__Instruction__
Exactly as written, retype the listing below, omitting the pictures.
-- BEGIN --
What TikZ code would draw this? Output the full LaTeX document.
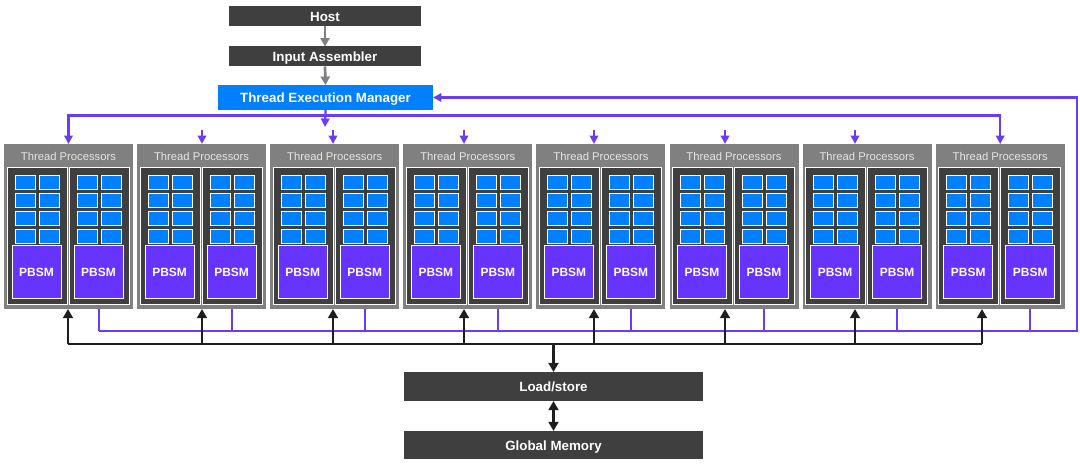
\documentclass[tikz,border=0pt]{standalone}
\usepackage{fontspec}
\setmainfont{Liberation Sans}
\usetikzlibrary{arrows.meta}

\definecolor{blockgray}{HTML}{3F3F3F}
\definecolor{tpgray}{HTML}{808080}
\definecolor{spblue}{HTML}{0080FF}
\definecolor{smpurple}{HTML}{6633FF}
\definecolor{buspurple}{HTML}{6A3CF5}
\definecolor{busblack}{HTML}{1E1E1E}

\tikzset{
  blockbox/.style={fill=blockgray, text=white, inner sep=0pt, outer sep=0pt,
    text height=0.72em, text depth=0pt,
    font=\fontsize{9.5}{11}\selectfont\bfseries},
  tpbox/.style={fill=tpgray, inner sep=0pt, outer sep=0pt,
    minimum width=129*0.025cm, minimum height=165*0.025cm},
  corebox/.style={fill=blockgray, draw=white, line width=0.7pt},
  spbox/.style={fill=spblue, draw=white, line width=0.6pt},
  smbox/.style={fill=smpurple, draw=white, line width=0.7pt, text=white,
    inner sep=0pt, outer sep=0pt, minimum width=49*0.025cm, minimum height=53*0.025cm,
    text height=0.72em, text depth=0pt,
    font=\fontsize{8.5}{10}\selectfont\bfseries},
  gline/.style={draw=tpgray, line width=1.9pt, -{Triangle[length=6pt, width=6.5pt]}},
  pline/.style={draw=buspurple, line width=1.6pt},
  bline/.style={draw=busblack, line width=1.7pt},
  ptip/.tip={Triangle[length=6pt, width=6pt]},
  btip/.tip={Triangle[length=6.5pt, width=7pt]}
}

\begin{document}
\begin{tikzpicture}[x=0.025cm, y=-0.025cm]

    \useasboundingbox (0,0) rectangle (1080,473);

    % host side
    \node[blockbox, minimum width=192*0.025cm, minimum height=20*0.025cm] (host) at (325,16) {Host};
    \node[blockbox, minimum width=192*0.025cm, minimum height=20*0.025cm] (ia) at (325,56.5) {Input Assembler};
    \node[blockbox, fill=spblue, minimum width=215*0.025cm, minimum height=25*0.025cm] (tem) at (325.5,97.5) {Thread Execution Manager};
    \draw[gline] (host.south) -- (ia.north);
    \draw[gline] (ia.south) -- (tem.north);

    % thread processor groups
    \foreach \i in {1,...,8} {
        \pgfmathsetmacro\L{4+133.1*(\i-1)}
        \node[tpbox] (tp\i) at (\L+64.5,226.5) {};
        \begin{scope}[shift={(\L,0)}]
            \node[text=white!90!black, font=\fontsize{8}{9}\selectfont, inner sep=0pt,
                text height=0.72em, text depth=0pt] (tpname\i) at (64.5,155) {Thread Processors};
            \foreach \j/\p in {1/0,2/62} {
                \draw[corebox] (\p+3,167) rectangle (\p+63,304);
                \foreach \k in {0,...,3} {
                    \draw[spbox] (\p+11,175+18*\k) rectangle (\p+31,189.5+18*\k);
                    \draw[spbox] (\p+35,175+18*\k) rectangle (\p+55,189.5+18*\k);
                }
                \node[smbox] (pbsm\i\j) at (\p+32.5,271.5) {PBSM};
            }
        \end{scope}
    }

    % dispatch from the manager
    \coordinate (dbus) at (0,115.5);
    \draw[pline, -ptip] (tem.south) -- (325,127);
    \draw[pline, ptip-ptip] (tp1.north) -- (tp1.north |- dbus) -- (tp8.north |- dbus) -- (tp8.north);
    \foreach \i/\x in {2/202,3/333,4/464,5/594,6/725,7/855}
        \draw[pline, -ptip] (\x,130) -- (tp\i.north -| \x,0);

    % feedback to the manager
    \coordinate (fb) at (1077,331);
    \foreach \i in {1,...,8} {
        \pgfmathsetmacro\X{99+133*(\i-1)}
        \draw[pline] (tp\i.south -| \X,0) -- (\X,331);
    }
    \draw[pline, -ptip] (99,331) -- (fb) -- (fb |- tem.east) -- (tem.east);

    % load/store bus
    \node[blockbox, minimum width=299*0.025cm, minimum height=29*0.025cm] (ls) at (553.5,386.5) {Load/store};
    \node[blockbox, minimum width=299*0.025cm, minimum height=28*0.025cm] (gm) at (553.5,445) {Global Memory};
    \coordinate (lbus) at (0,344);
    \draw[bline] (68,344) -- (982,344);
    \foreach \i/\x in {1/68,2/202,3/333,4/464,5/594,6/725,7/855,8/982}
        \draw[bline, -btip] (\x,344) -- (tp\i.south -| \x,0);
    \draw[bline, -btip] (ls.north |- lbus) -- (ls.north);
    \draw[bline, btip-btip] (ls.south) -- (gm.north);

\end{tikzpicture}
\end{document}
-- END --
__Task output__
What TikZ code would draw this? Output the full LaTeX document.
\documentclass[tikz,border=0pt]{standalone}
\usepackage{fontspec}
\setmainfont{Liberation Sans}
\usetikzlibrary{arrows.meta}

\definecolor{blockgray}{HTML}{3F3F3F}
\definecolor{tpgray}{HTML}{808080}
\definecolor{spblue}{HTML}{0080FF}
\definecolor{smpurple}{HTML}{6633FF}
\definecolor{buspurple}{HTML}{6A3CF5}
\definecolor{busblack}{HTML}{1E1E1E}

\tikzset{
  blockbox/.style={fill=blockgray, text=white, inner sep=0pt, outer sep=0pt,
    text height=0.72em, text depth=0pt,
    font=\fontsize{9.5}{11}\selectfont\bfseries},
  tpbox/.style={fill=tpgray, inner sep=0pt, outer sep=0pt,
    minimum width=129*0.025cm, minimum height=165*0.025cm},
  corebox/.style={fill=blockgray, draw=white, line width=0.7pt},
  spbox/.style={fill=spblue, draw=white, line width=0.6pt},
  smbox/.style={fill=smpurple, draw=white, line width=0.7pt, text=white,
    inner sep=0pt, outer sep=0pt, minimum width=49*0.025cm, minimum height=53*0.025cm,
    text height=0.72em, text depth=0pt,
    font=\fontsize{8.5}{10}\selectfont\bfseries},
  gline/.style={draw=tpgray, line width=1.9pt, -{Triangle[length=6pt, width=6.5pt]}},
  pline/.style={draw=buspurple, line width=1.6pt},
  bline/.style={draw=busblack, line width=1.7pt},
  ptip/.tip={Triangle[length=6pt, width=6pt]},
  btip/.tip={Triangle[length=6.5pt, width=7pt]}
}

\begin{document}
\begin{tikzpicture}[x=0.025cm, y=-0.025cm]

    \useasboundingbox (0,0) rectangle (1080,473);

    % host side
    \node[blockbox, minimum width=192*0.025cm, minimum height=20*0.025cm] (host) at (325,16) {Host};
    \node[blockbox, minimum width=192*0.025cm, minimum height=20*0.025cm] (ia) at (325,56.5) {Input Assembler};
    \node[blockbox, fill=spblue, minimum width=215*0.025cm, minimum height=25*0.025cm] (tem) at (325.5,97.5) {Thread Execution Manager};
    \draw[gline] (host.south) -- (ia.north);
    \draw[gline] (ia.south) -- (tem.north);

    % thread processor groups
    \foreach \i in {1,...,8} {
        \pgfmathsetmacro\L{4+133.1*(\i-1)}
        \node[tpbox] (tp\i) at (\L+64.5,226.5) {};
        \begin{scope}[shift={(\L,0)}]
            \node[text=white!90!black, font=\fontsize{8}{9}\selectfont, inner sep=0pt,
                text height=0.72em, text depth=0pt] (tpname\i) at (64.5,155) {Thread Processors};
            \foreach \j/\p in {1/0,2/62} {
                \draw[corebox] (\p+3,167) rectangle (\p+63,304);
                \foreach \k in {0,...,3} {
                    \draw[spbox] (\p+11,175+18*\k) rectangle (\p+31,189.5+18*\k);
                    \draw[spbox] (\p+35,175+18*\k) rectangle (\p+55,189.5+18*\k);
                }
                \node[smbox] (pbsm\i\j) at (\p+32.5,271.5) {PBSM};
            }
        \end{scope}
    }

    % dispatch from the manager
    \coordinate (dbus) at (0,115.5);
    \draw[pline, -ptip] (tem.south) -- (325,127);
    \draw[pline, ptip-ptip] (tp1.north) -- (tp1.north |- dbus) -- (tp8.north |- dbus) -- (tp8.north);
    \foreach \i/\x in {2/202,3/333,4/464,5/594,6/725,7/855}
        \draw[pline, -ptip] (\x,130) -- (tp\i.north -| \x,0);

    % feedback to the manager
    \coordinate (fb) at (1077,331);
    \foreach \i in {1,...,8} {
        \pgfmathsetmacro\X{99+133*(\i-1)}
        \draw[pline] (tp\i.south -| \X,0) -- (\X,331);
    }
    \draw[pline, -ptip] (99,331) -- (fb) -- (fb |- tem.east) -- (tem.east);

    % load/store bus
    \node[blockbox, minimum width=299*0.025cm, minimum height=29*0.025cm] (ls) at (553.5,386.5) {Load/store};
    \node[blockbox, minimum width=299*0.025cm, minimum height=28*0.025cm] (gm) at (553.5,445) {Global Memory};
    \coordinate (lbus) at (0,344);
    \draw[bline] (68,344) -- (982,344);
    \foreach \i/\x in {1/68,2/202,3/333,4/464,5/594,6/725,7/855,8/982}
        \draw[bline, -btip] (\x,344) -- (tp\i.south -| \x,0);
    \draw[bline, -btip] (ls.north |- lbus) -- (ls.north);
    \draw[bline, btip-btip] (ls.south) -- (gm.north);

\end{tikzpicture}
\end{document}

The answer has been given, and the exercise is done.